Likewise, if I have absolutely no feelings whatsoever for someone, even if he can be the richest person here, come from a well-established family, treats me so well, is so eligible, but still I will not be touched or be happy or enthusiastic about seeing him.

Just like this guy who asked me out for dinner tonight. I have yet to reply him. He is a very nice guy, very gentle and caring, I feel very well taken care of the couple of times we met up, but I simply do not feel anything for him. And all his care and concern, his consideration makes me feel suffocated instead that I can hardly bear even just one hour with him.

Now, if it has been someone else, I would have been excited and agreed without any hesitation, no matter how late in the night it is, even if it is just for a drive around the estate, or a chat at the beach, even if it is just for half an hour or so, with the lingering feeling of how short the time is after that.

Unfair? I know. But life is never fair. No matter how we say we try to treat people equally, the truth is that there will be some we prefer over others. There will be some whom we will always care about, always show concern for, and there will be some whom we rather not be associated with.

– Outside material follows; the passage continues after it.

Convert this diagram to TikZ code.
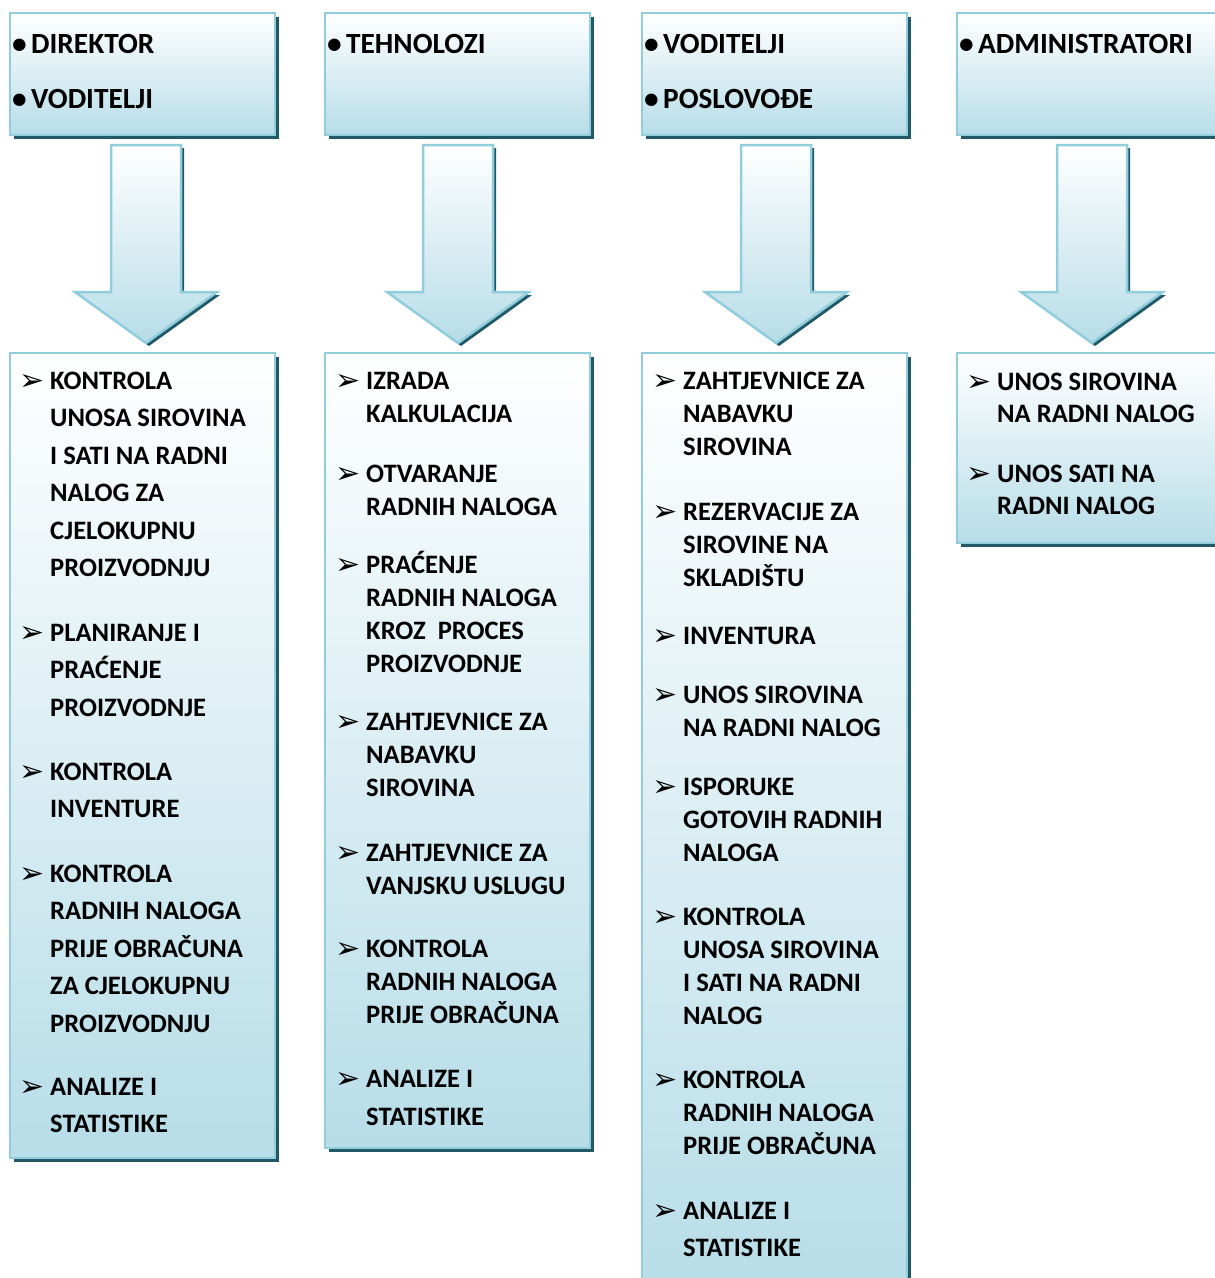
\documentclass[tikz,border=0pt]{standalone}
\usepackage{fontspec}
\setmainfont{Carlito}
\newfontfamily\djv{DejaVu Sans}
\usetikzlibrary{shadows}
\definecolor{aquab}{RGB}{183,221,232}
\definecolor{aquaborder}{RGB}{146,205,220}
\definecolor{aquashadow}{RGB}{33,89,104}
\newcommand\hb{\makebox[19pt][l]{•}}
\newcommand\lines[1]{\begin{tabular}[t]{@{}l@{}}#1\end{tabular}}
\tikzset{
  x=1pt, y=-1pt,
  panel/.style={draw=aquaborder, line width=2.5pt, top color=white, bottom color=aquab,
    drop shadow={shadow xshift=4pt, shadow yshift=-4pt, opacity=1, fill=aquashadow},
    anchor=north west, inner sep=0, outer sep=0},
  blockarrow/.style={draw=aquaborder, line width=2.5pt, top color=white, bottom color=aquab,
    drop shadow={shadow xshift=3pt, shadow yshift=-3pt, opacity=1, fill=aquashadow}},
  htxt/.style={anchor=base west, inner sep=0,
    font=\bfseries\fontsize{29.3}{55}\selectfont},
  itmA/.style={anchor=base west, inner sep=0,
    font=\bfseries\fontsize{26.6}{37.5}\selectfont},
  itmB/.style={anchor=base west, inner sep=0,
    font=\bfseries\fontsize{26.6}{33}\selectfont},
  itmC/.style={anchor=base west, inner sep=0,
    font=\bfseries\fontsize{26.6}{32.5}\selectfont},
  bul/.style={anchor=base west, inner sep=0, font=\djv\fontsize{30}{30}\selectfont},
}
\newcommand\bitem[5]{%
  \node[bul] (#2b) at (#3-31,#4+1) {➢};
  \node[#1] (#2) at (#3,#4) {\lines{#5}};}
\begin{document}
\begin{tikzpicture}
\useasboundingbox (0,0) rectangle (1215,1278);
\clip (0,0) rectangle (1215,1278);
% header panels
\node[panel, minimum width=265, minimum height=122] (h1) at (10,13) {};
\node[panel, minimum width=265, minimum height=122] (h2) at (325,13) {};
\node[panel, minimum width=265, minimum height=122] (h3) at (642,13) {};
\node[panel, minimum width=275, minimum height=122] (h4) at (957,13) {};
% body panels
\node[panel, minimum width=265, minimum height=805] (b1) at (10,353) {};
\node[panel, minimum width=265, minimum height=795] (b2) at (325,353) {};
\node[panel, minimum width=265, minimum height=940] (b3) at (642,353) {};
\node[panel, minimum width=275, minimum height=190] (b4) at (957,353) {};
% block arrows
\foreach \c [count=\i] in {146,458,776,1092}{
  \coordinate (a\i) at (\c,145);
  \path[blockarrow] (\c-35,145) -- (\c+35,145) -- (\c+35,292) -- (\c+71,292)
     -- (\c,343) -- (\c-71,292) -- (\c-35,292) -- cycle;
}
% header texts
\node[htxt] (h1t) at (12,53) {\lines{\hb DIREKTOR\\\hb VODITELJI}};
\node[htxt] (h2t) at (327,53) {\lines{\hb TEHNOLOZI}};
\node[htxt] (h3t) at (644,53) {\lines{\hb VODITELJI\\\hb POSLOVOĐE}};
\node[htxt] (h4t) at (959,53) {\lines{\hb ADMINISTRATORI}};
% column 1
\bitem{itmA}{p1}{50}{389}{KONTROLA\\UNOSA SIROVINA\\I SATI NA RADNI\\NALOG ZA\\CJELOKUPNU\\PROIZVODNJU}
\bitem{itmA}{p2}{50}{641}{PLANIRANJE I\\PRAĆENJE\\PROIZVODNJE}
\bitem{itmA}{p3}{50}{780}{KONTROLA\\INVENTURE}
\bitem{itmA}{p4}{50}{882}{KONTROLA\\RADNIH NALOGA\\PRIJE OBRAČUNA\\ZA CJELOKUPNU\\PROIZVODNJU}
\bitem{itmA}{p5}{50}{1095}{ANALIZE I\\STATISTIKE}
% column 2
\bitem{itmB}{q1}{366}{389}{IZRADA\\KALKULACIJA}
\bitem{itmB}{q2}{366}{482}{OTVARANJE\\RADNIH NALOGA}
\bitem{itmB}{q3}{366}{573}{PRAĆENJE\\RADNIH NALOGA\\KROZ\ \ PROCES\\PROIZVODNJE}
\bitem{itmB}{q4}{366}{730}{ZAHTJEVNICE ZA\\NABAVKU\\SIROVINA}
\bitem{itmB}{q5}{366}{861}{ZAHTJEVNICE ZA\\VANJSKU USLUGU}
\bitem{itmB}{q6}{366}{957}{KONTROLA\\RADNIH NALOGA\\PRIJE OBRAČUNA}
\bitem{itmB}{q7}{366}{1087}{ANALIZE I\\[5pt]STATISTIKE}
% column 3
\bitem{itmB}{r1}{683}{389}{ZAHTJEVNICE ZA\\NABAVKU\\SIROVINA}
\bitem{itmB}{r2}{683}{520}{REZERVACIJE ZA\\SIROVINE NA\\SKLADIŠTU}
\bitem{itmB}{r3}{683}{644}{INVENTURA}
\bitem{itmB}{r4}{683}{703}{UNOS SIROVINA\\NA RADNI NALOG}
\bitem{itmB}{r5}{683}{795}{ISPORUKE\\GOTOVIH RADNIH\\NALOGA}
\bitem{itmB}{r6}{683}{925}{KONTROLA\\UNOSA SIROVINA\\I SATI NA RADNI\\NALOG}
\bitem{itmB}{r7}{683}{1088}{KONTROLA\\RADNIH NALOGA\\PRIJE OBRAČUNA}
\bitem{itmB}{r8}{683}{1219}{ANALIZE I\\[4pt]STATISTIKE}
% column 4
\bitem{itmC}{s1}{997}{390}{UNOS SIROVINA\\NA RADNI NALOG}
\bitem{itmC}{s2}{997}{482}{UNOS SATI NA\\RADNI NALOG}
\end{tikzpicture}
\end{document}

I have had people asking me why did I like someone over another. Honestly, there is no reason why someone likes another person, is it not? To really state a reason, it can be because I see what I look for in this person as compared to another.

Some people can get along with you from the very beginning, even if their actions are just normal, nothing out of the ordinary, but you still like them somehow and want to do everything to make them happy because their happiness means the most to you.

Whereas some no matter how long you have known them, no matter how well they treat you, how out of the way they go to make you happy, somehow you just do not feel anything for them.

And such is life. Which is why it is so hard to find someone you like and who likes you in return, with both wanting to make each other happy. How many false starts and one-sided misguided feelings must one go through before they actually find their other halves?

To some, they are able to find them instantly. To others, it may take a lifetime, and never to be found. I have learnt a great lesson from long ago - never to take any relationship lightly or for granted ever again, because it has been so hard for me to find someone who really and willingly wants to be with me, and vice versa. If I ever manage to find one, he will be someone I really treasure and not mess up.